The stock market is finally beginning to show signs that the bull market may be coming to an end. Before I go into the stock market though, I want to discuss the dollar because I think currencies are going to be integrally tied to the topping process.
For the better part of the past five years a lower dollar has generally been positive for the stock market. However, we are now five years into QE and I think we are at the point where it's important that the dollar hold its value. At this point I think the stock market is deathly afraid that the dollar is going to crack under five years of continual debasement. As many of you have probably noticed, over the last several weeks stocks have been dropping along with the dollar.

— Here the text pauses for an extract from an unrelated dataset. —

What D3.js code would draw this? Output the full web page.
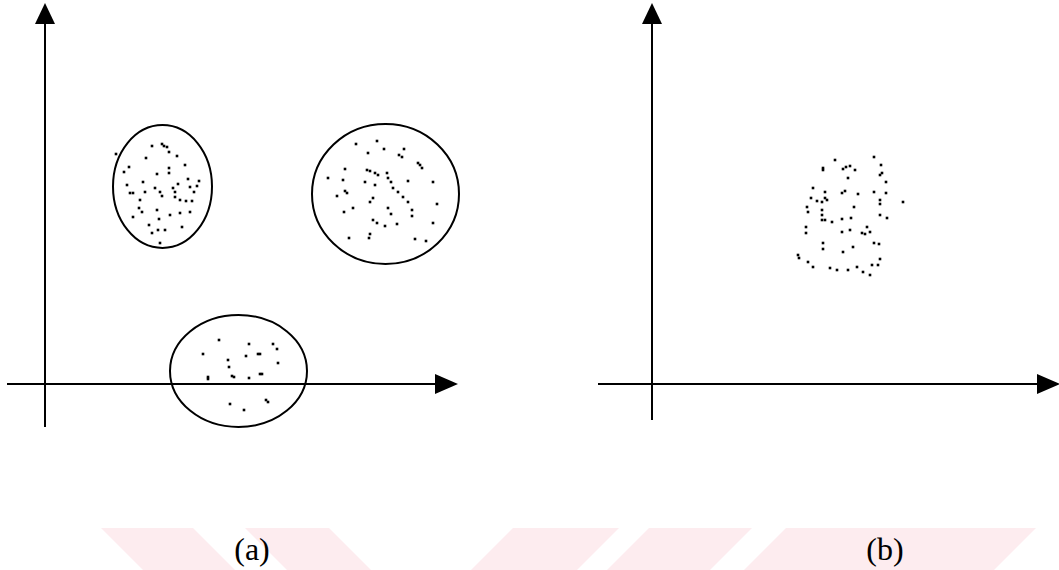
<!DOCTYPE html>
<html>
<head>
<meta charset="utf-8">
<script src="https://cdn.jsdelivr.net/npm/d3@7/dist/d3.min.js"></script>
<style>
  html, body { margin: 0; padding: 0; background: #fff; }
  svg { display: block; }
</style>
</head>
<body>
<svg id="chart" width="1059" height="570"></svg>
<script>
// Panel captions
const panelLabels = ["(a)", "(b)"];

// Panel (a): three separated clusters, each [x, y] in feature units
const clusterTopLeft = [
  [107,238],[117,240],[119,238],[122,237],[124,232],[101,226],[132,228],[71,230],
  [84,217],[79,212],[124,216],[124,211],[140,219],[112,210],[143,205],[154,203],
  [98,202],[82,199],[88,191],[85,191],[100,192],[110,196],[115,192],[128,196],
  [130,192],[133,200],[145,197],[152,198],[149,192],[117,188],[130,187],[135,184],
  [141,183],[147,183],[95,184],[112,174],[94,176],[97,172],[125,169],[135,171],
  [145,172],[88,167],[114,165],[104,159],[137,157],[113,154],[120,154],[107,151],
  [115,141]
];
const clusterTopRight = [
  [311,240],[332,243],[339,235],[359,235],[323,231],[354,229],[357,227],[373,221],
  [375,219],[377,216],[300,215],[322,214],[325,213],[330,211],[333,209],[342,211],
  [283,206],[298,204],[320,202],[330,199],[343,206],[346,202],[348,196],[353,192],
  [358,187],[363,182],[363,203],[388,202],[292,188],[300,193],[302,191],[328,186],
  [325,182],[392,180],[308,176],[299,172],[343,176],[346,170],[367,174],[367,168],
  [328,164],[332,161],[340,158],[352,160],[388,161],[325,150],[324,146],[304,146],
  [370,145],[381,143]
];
const clusterBottom = [
  [174,44],[204,40],[228,40],[232,35],[158,30],[201,28],[213,30],[215,30],
  [183,24],[233,21],[184,17],[163,7],[163,5],[187,8],[189,7],[204,6],
  [215,10],[217,10],[185,-20],[199,-26],[221,-16],[223,-18]
];
// Cluster outlines: centre x, centre y, radius x, radius y (feature units)
const outlineCx = [117.5, 340.5, 193.5];
const outlineCy = [197.5, 190, 13];
const outlineRx = [49.5, 73.5, 68.5];
const outlineRy = [61.5, 70, 56];

// Panel (b): one unlabelled cloud of points
const cloudPoints = [
  [183,224],[222,227],[171,216],[171,214],[191,215],[194,217],[198,218],[203,214],
  [229,219],[228,209],[230,211],[196,206],[234,202],[161,196],[173,192],[190,191],
  [193,193],[206,190],[222,192],[234,191],[159,186],[165,183],[170,182],[175,184],
  [173,186],[251,182],[228,184],[228,180],[202,177],[155,177],[156,172],[170,174],
  [170,169],[170,164],[173,164],[228,169],[235,166],[180,162],[190,165],[199,166],
  [154,157],[154,151],[190,152],[198,154],[210,151],[213,150],[215,157],[218,152],
  [222,141],[227,140],[171,141],[171,135],[201,137],[191,132],[146,129],[147,126],
  [156,122],[161,117],[228,125],[220,119],[178,116],[185,114],[196,114],[205,117],
  [211,112],[218,109],[226,119]
];

const svg = d3.select("#chart");

// Pale pink diagonal bands along the bottom edge
const band = svg.append("g").attr("fill", "#fdecef");
const bandTop = 528, bandBot = 575, slant = bandBot - bandTop;
const backBands = [[101,193],[245,329]];          // leaning "\"
const fwdBands  = [[513,619],[649,752],[786,1036]]; // leaning "/"
backBands.forEach(([a,b]) => band.append("polygon")
  .attr("points", `${a},${bandTop} ${b},${bandTop} ${b+slant},${bandBot} ${a+slant},${bandBot}`));
fwdBands.forEach(([a,b]) => band.append("polygon")
  .attr("points", `${a},${bandTop} ${b},${bandTop} ${b-slant},${bandBot} ${a-slant},${bandBot}`));

// One scale pair per panel; origin sits where the two axes cross
function makePanel(ox, oy, xMin, xMax, yMin, yMax) {
  const x = d3.scaleLinear().domain([0, 100]).range([ox, ox + 100]);
  const y = d3.scaleLinear().domain([0, 100]).range([oy, oy - 100]);
  const g = svg.append("g");
  // axis lines
  g.append("line")
    .attr("x1", x(xMin)).attr("x2", x(xMax - 20))
    .attr("y1", y(0)).attr("y2", y(0))
    .attr("stroke", "#000").attr("stroke-width", 2);
  g.append("line")
    .attr("x1", x(0)).attr("x2", x(0))
    .attr("y1", y(yMin)).attr("y2", y(yMax - 18))
    .attr("stroke", "#000").attr("stroke-width", 2);
  // arrow heads
  g.append("path")
    .attr("d", `M${x(xMax - 23)},${y(10)} L${x(xMax)},${y(0)} L${x(xMax - 23)},${y(-10)} Z`)
    .attr("fill", "#000");
  g.append("path")
    .attr("d", `M${x(-10)},${y(yMax - 21)} L${x(0)},${y(yMax)} L${x(10)},${y(yMax - 21)} Z`)
    .attr("fill", "#000");
  return { x, y, g };
}

const pa = makePanel(45, 384, -38, 413, -43, 381);
const pb = makePanel(652, 384, -54, 408, -36, 381);

// Cluster outlines in panel (a)
pa.g.selectAll("ellipse.outline")
  .data(d3.range(outlineCx.length))
  .join("ellipse")
  .attr("class", "outline")
  .attr("cx", i => pa.x(outlineCx[i]))
  .attr("cy", i => pa.y(outlineCy[i]))
  .attr("rx", i => pa.x(outlineRx[i]) - pa.x(0))
  .attr("ry", i => pa.y(0) - pa.y(outlineRy[i]))
  .attr("fill", "none")
  .attr("stroke", "#000")
  .attr("stroke-width", 2);

function drawPoints(panel, pts) {
  panel.g.append("g").selectAll("rect")
    .data(pts)
    .join("rect")
    .attr("x", d => panel.x(d[0]) - 1.3)
    .attr("y", d => panel.y(d[1]) - 1.3)
    .attr("width", 2.6)
    .attr("height", 2.6)
    .attr("fill", "#000");
}
drawPoints(pa, clusterTopLeft);
drawPoints(pa, clusterTopRight);
drawPoints(pa, clusterBottom);
drawPoints(pb, cloudPoints);

// Captions under each panel
svg.selectAll("text.caption")
  .data(panelLabels)
  .join("text")
  .attr("class", "caption")
  .attr("x", (d, i) => i === 0 ? 252 : 885)
  .attr("y", 560)
  .attr("text-anchor", "middle")
  .attr("font-family", "'Liberation Serif', 'DejaVu Serif', serif")
  .attr("font-size", 32)
  .attr("fill", "#000")
  .text(d => d);
</script>
</body>
</html>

We have some interesting currents at play in the currency markets at the moment. It's been my opinion for some time that the dollar would adjust its yearly cycle low from the spring to later in the fall (this will set up next year's yearly and three-year cycle low to occur late in the year. This is also the most likely time frame for the currency crisis to occur). I think that process is now in play.
For this to come to fruition the dollar needs to move below the February low sometime in the next two or three weeks. Keep in mind that other than a three year cycle low the yearly cycle low is the most intense sell off of the year and generally does not terminate until it looks like the world is coming to an end (we definitely haven't reached that point yet).
I suspect the government shutdown and debt ceiling debacle are going to intensify the dollar’s yearly cycle low this year. This suggests that we are going to see a very aggressive and scary decline in the U.S. Dollar Index over the next 2-3 weeks.
I'm expecting the yearly cycle to bottom either on the debt ceiling resolution, or one day either side of it as the market starts to sniff out a deal. At that point I think we're probably going to see a significant intermediate degree rally as the currency markets breathe a sigh of relief.